Der gute Wassermann bei Binau
Eine große Reiherkolonie hatte ihr Nest am schönen Neckarufer. Doch eines Tages im Herbst setzten die Winterstürme viel zu früh ein. Der Neckar fror langsam zu, die Reiher konnten immer weniger Fische fangen. Eisiger Wind und starkes Schneetreiben hinderte die Vögel an einem Flug in wärmere Gefilde. Laut und klagend hörte man die Vögel schon von weither vor lauter Hunger schreien.So ging es auch einigen Holzfällern aus Binau, die gegenüber im Wald unterwegs waren. Sie waren bei ihrer Arbeit, als das laute Rufen der Vögel plötzlich immer leiser wurde. Sie schauten hinüber und waren sprachlos. Mitten im Neckar stand ein Bär von einem Mann in den Eisfluten. Der Oberkörper nackt und glänzend vor Wasser und Schweiß holte er einen Fisch nach dem anderen an die Oberfläche um ihn den hungrigen Vögeln am Ufer zuzuwerfen. Die Vögel nahmen die Gabe dankend an und flogen mit ihrer Beute davon. Am anderen Tag wiederholte sich das Schauspiel. Die Männer waren dieses Mal mit mehr Leuten gekommen, so dass das halbe Dorf die gute Tat des Mannes im Fluss mitansehen konnte. Und auch am dritten Tag wurden die Vögel von dem riesigen Mann im Wasser gefüttert. Als die Vögel gesättigt waren, tauchte er ab und verschwand spurlos. Am anderen Tag wurde es wärmer und die Vögel konnten wieder selbst für sich sorgen. Ein alter Fischer erinnerte sich, dass man an dieser Stelle in alten Zeiten den Wassermann gesehen haben soll. Und er war sich sicher, dass nur dieser es gewesen sein konnte.
Wie die Spielmannsfurt zu ihrem Namen kam
Bei Hirschhorn gibt es im Neckar eine Stelle, die man die Spielmannsfurt nennt. Dort soll das Wasser relativ flach sein, an einer Stelle aber doch tückisch, da der Neckar dort wieder an Fahrt aufnimmt. Der letzte Ritter von Hirschhorn feierte einst auf seinem Schloss seine Hochzeit mit Ursula von Sternenfels. Es gab ein großes Fest und auch Spielleute waren zur Kurzweil der Gäste eingeladen. Die Feier ging bis tief in die Nacht. Danach machten sich die fünf Musiker auf dem Weg zum Fluss, denn sie wollten sogleich mit dem Boot weiterreisen.

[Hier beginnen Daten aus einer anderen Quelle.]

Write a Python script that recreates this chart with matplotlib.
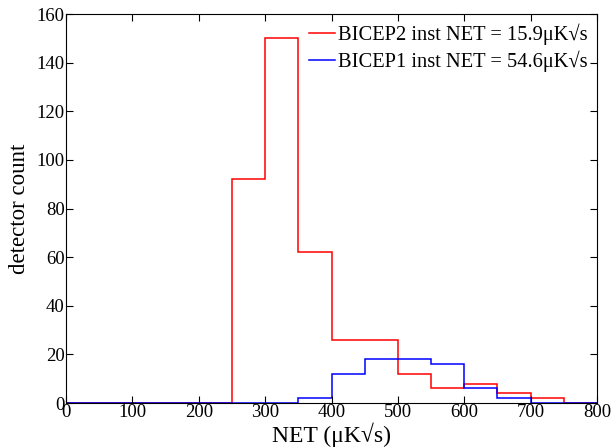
import matplotlib
matplotlib.use("Agg")
import matplotlib.pyplot as plt
import numpy as np

edges = [0, 50, 100, 150, 200, 250, 300, 350, 400, 450, 500, 550, 600, 650, 700, 750, 800]
bicep2_counts = [0, 0, 0, 0, 0, 92, 150, 62, 26, 26, 12, 6, 8, 4, 2, 0]
bicep1_counts = [0, 0, 0, 0, 0, 0, 0, 2, 12, 18, 18, 16, 6, 2, 0, 0]
labels = ["BICEP2 inst NET = 15.9\u03bcK\u221as", "BICEP1 inst NET = 54.6\u03bcK\u221as"]

plt.rcParams['font.family'] = ['Liberation Serif', 'DejaVu Serif']

fig = plt.figure(figsize=(6.13, 4.48), dpi=100)
ax = fig.add_axes([0.1077, 0.1004, 0.8662, 0.8683])

ax.stairs(bicep2_counts, edges, color='red', lw=1.1, label=labels[0])
ax.stairs(bicep1_counts, edges, color='blue', lw=1.1, label=labels[1])

ax.set_xlim(0, 800)
ax.set_ylim(0, 160)
ax.set_xticks(np.arange(0, 801, 100))
ax.set_yticks(np.arange(0, 161, 20))
ax.tick_params(direction='in', top=True, right=True, labelsize=13.5, length=5, pad=1)
ax.set_xlabel("NET (\u03bcK\u221as)", fontsize=17, labelpad=1)
ax.set_ylabel("detector count", fontsize=16.5, labelpad=5)

leg = ax.legend(loc='upper right', frameon=False, fontsize=14.8, handlelength=1.25,
                handletextpad=0.15, labelspacing=0.3, borderaxespad=0.0,
                borderpad=0.45, bbox_to_anchor=(1.0, 1.0))

fig.savefig("out.png", dpi=100)
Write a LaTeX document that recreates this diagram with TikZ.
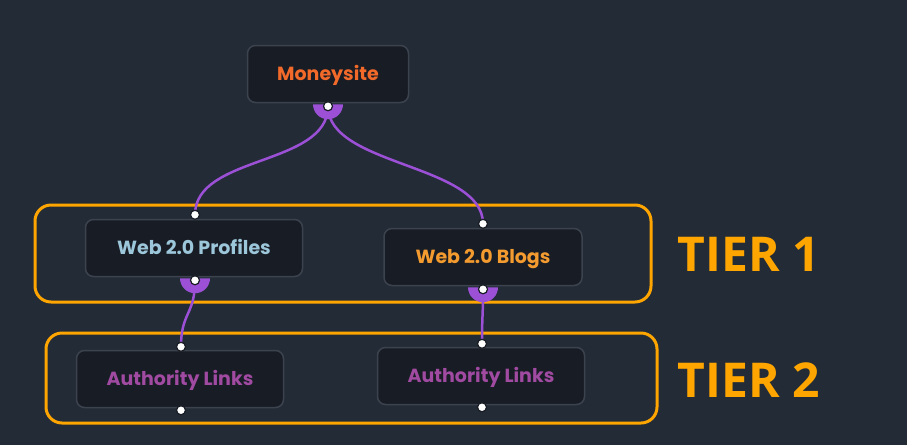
\documentclass[tikz,border=0pt]{standalone}
\usepackage{fontspec}
\setmainfont{Poppins}
\newfontfamily\tierfont{Open Sans}
\usetikzlibrary{positioning,calc}
\definecolor{bgc}{RGB}{34,43,54}
\definecolor{boxc}{RGB}{24,28,36}
\definecolor{edgec}{RGB}{60,67,78}
\definecolor{wire}{RGB}{155,80,214}
\definecolor{tierc}{RGB}{255,165,0}
\definecolor{moneyc}{RGB}{242,106,42}
\definecolor{profc}{RGB}{156,198,218}
\definecolor{blogc}{RGB}{244,155,48}
\definecolor{authc}{RGB}{160,74,162}

\begin{document}
\begin{tikzpicture}[x=1pt,y=-1pt,font=\bfseries\fontsize{19}{22}\selectfont,
  nd/.style={draw=edgec,fill=boxc,line width=1.5pt,rounded corners=8pt,minimum height=57pt,inner sep=0pt,text height=14pt,text depth=2pt},
  tier/.style={draw=tierc,line width=3pt,rounded corners=16pt},
  tiertxt/.style={text=tierc,font=\tierfont\bfseries\fontsize{48}{48}\selectfont},
  wr/.style={draw=wire,line width=2.5pt},
  port/.style={circle,draw=boxc,fill=white,line width=1.2pt,minimum size=9pt,inner sep=0pt},
  cup/.style={fill=wire}]
\fill[bgc] (0,0) rectangle (907,445);
% tier frames
\draw[tier] (35,205) rectangle (651,302);
\draw[tier] (46,333) rectangle (657,423);
\node[tiertxt] (t1) at (749,254) {TIER 1};
\node[tiertxt] (t2) at (749,380) {TIER 2};
% nodes
\node[nd,minimum width=161pt,text=moneyc] (ms) at (328,74) {Moneysite};
\node[nd,minimum width=217pt,text=profc] (pr) at (194,248) {Web 2.0 Profiles};
\node[nd,minimum width=198pt,text=blogc] (bl) at (483,257) {Web 2.0 Blogs};
\node[nd,minimum width=207pt,text=authc] (a1) at (180,379) {Authority Links};
\node[nd,minimum width=207pt,text=authc] (a2) at (481,376) {Authority Links};
% ports
\coordinate (ms-out) at ([yshift=-3pt]ms.south);
\coordinate (pr-in) at ([xshift=1pt,yshift=4pt]pr.north);
\coordinate (pr-out) at ([xshift=1pt,yshift=-3pt]pr.south);
\coordinate (bl-in) at ([yshift=4pt]bl.north);
\coordinate (bl-out) at ([yshift=-3pt]bl.south);
\coordinate (a1-in) at ([xshift=1pt,yshift=3pt]a1.north);
\coordinate (a1-out) at ([xshift=1pt,yshift=-2pt]a1.south);
\coordinate (a2-in) at ([xshift=1pt,yshift=3pt]a2.north);
\coordinate (a2-out) at ([xshift=1pt,yshift=-2pt]a2.south);
% links
\draw[wr] (ms-out) .. controls +(0,60) and +(0,-60) .. (pr-in);
\draw[wr] (ms-out) .. controls +(0,60) and +(0,-60) .. (bl-in);
\draw[wr] (pr-out) .. controls +(0,35) and +(0,-35) .. (a1-in);
\draw[wr] (bl-out) .. controls +(0,30) and +(0,-30) .. (a2-in);
% cups
\foreach \p in {ms,pr,bl}
  \fill[cup] ($(\p-out)+(-15,-2)$) arc[start angle=180,end angle=0,radius=15] -- cycle;
\foreach \p in {ms,pr,bl,a1,a2}
  \node[port] at (\p-out) {};
\foreach \p in {pr,bl,a1,a2}
  \node[port] at (\p-in) {};
\end{tikzpicture}
\end{document}
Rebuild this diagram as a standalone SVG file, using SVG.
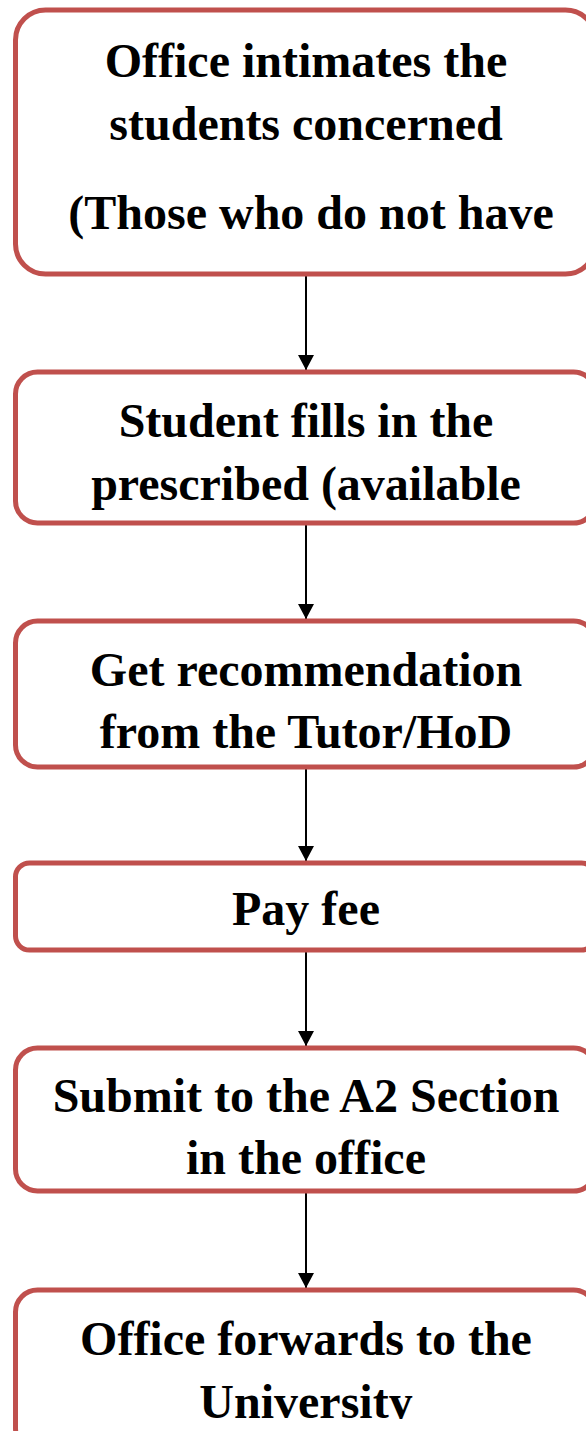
<svg xmlns="http://www.w3.org/2000/svg" width="586" height="1431" viewBox="0 0 586 1431">
  <style>
    .box { fill: #ffffff; stroke: #C0504D; stroke-width: 5; }
    .lbl { font-family: "Liberation Serif", "Times New Roman", serif; font-weight: bold; font-size: 48px; fill: #000000; text-anchor: middle; }
    .conn { stroke: #000000; stroke-width: 2; fill: none; marker-end: url(#arrow); }
  </style>
  <defs>
    <marker id="arrow" viewBox="0 0 15 16" refX="15" refY="8" markerWidth="15" markerHeight="16" markerUnits="userSpaceOnUse" orient="auto">
      <path d="M0,0 L15,8 L0,16 Z" fill="#000000"/>
    </marker>
    <clipPath id="clip6"><rect x="0" y="1290" width="586" height="129"/></clipPath>
  </defs>
  <rect width="586" height="1431" fill="#ffffff"/>

  <g id="connectors">
    <line class="conn" x1="306" y1="275" x2="306" y2="370"/>
    <line class="conn" x1="306" y1="525" x2="306" y2="619"/>
    <line class="conn" x1="306" y1="769" x2="306" y2="861"/>
    <line class="conn" x1="306" y1="952" x2="306" y2="1046"/>
    <line class="conn" x1="306" y1="1193" x2="306" y2="1288"/>
  </g>

  <g id="node1">
    <rect class="box" x="15.5" y="10" width="580" height="264" rx="30"/>
    <text class="lbl" x="306" y="77">Office intimates the</text>
    <text class="lbl" x="306" y="140">students concerned</text>
    <text class="lbl" x="311" y="229">(Those who do not have</text>
  </g>

  <g id="node2">
    <rect class="box" x="15.5" y="372" width="580" height="151" rx="22"/>
    <text class="lbl" x="306" y="437">Student fills in the</text>
    <text class="lbl" x="306" y="500">prescribed (available</text>
  </g>

  <g id="node3">
    <rect class="box" x="15.5" y="621" width="580" height="146" rx="22"/>
    <text class="lbl" x="306" y="686">Get recommendation</text>
    <text class="lbl" x="306" y="748">from the Tutor/HoD</text>
  </g>

  <g id="node4">
    <rect class="box" x="15.5" y="863" width="580" height="87" rx="14"/>
    <text class="lbl" x="306" y="925">Pay fee</text>
  </g>

  <g id="node5">
    <rect class="box" x="15.5" y="1048" width="580" height="143" rx="22"/>
    <text class="lbl" x="306" y="1112">Submit to the A2 Section</text>
    <text class="lbl" x="306" y="1174">in the office</text>
  </g>

  <g id="node6">
    <rect class="box" x="15.5" y="1290" width="580" height="160" rx="22"/>
    <g clip-path="url(#clip6)">
      <text class="lbl" x="306" y="1355">Office forwards to the</text>
      <text class="lbl" x="306" y="1418">University</text>
    </g>
  </g>
</svg>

Sie stiegen ein, verstauten ihre Instrumente und setzten vom Ufer ab. Leider hatten sie nicht bemerkt, dass sich ein Unwetter zusammengebraut hatte. Es donnerte, blitze, stürmte und hagelte. Als sie mitten auf dem Neckar waren, kippte das Boot um und die Spielleute mussten jämmerlich ertrinken. Seither trägt diese Stelle den Namen Spielmannsfurt.
Der Neckargeist und seine Nixen
Tief unten im Neckar wohnt der Hookemann, ein uralter Wassergeist. Besonders um die Zeit der Sommersonnwende im Juni soll man sich vor dem Neckar hüten und auf keinen Fall baden gehen, denn sonst kommt der Wassermann und zieht einen mit seinem langen Haken hinab in sein Reich. Wenn man ihn einmal wirklich gesehen hat, wurde er oft von seinen wunderschönen Töchtern, halb Mensch, halb Fisch begleitet. Die wilden Nixen trieben ihre Späße mit den Fischern und Flößern auf dem Neckar und manch einer schon wollte ihnen aus lauter Tollheit und Kühnheit in ihr unterirdisches Wasserreich folgen. Doch dafür bezahlten die Männer mit ihren Leben oder wurden selbst zu einem Wassergeist.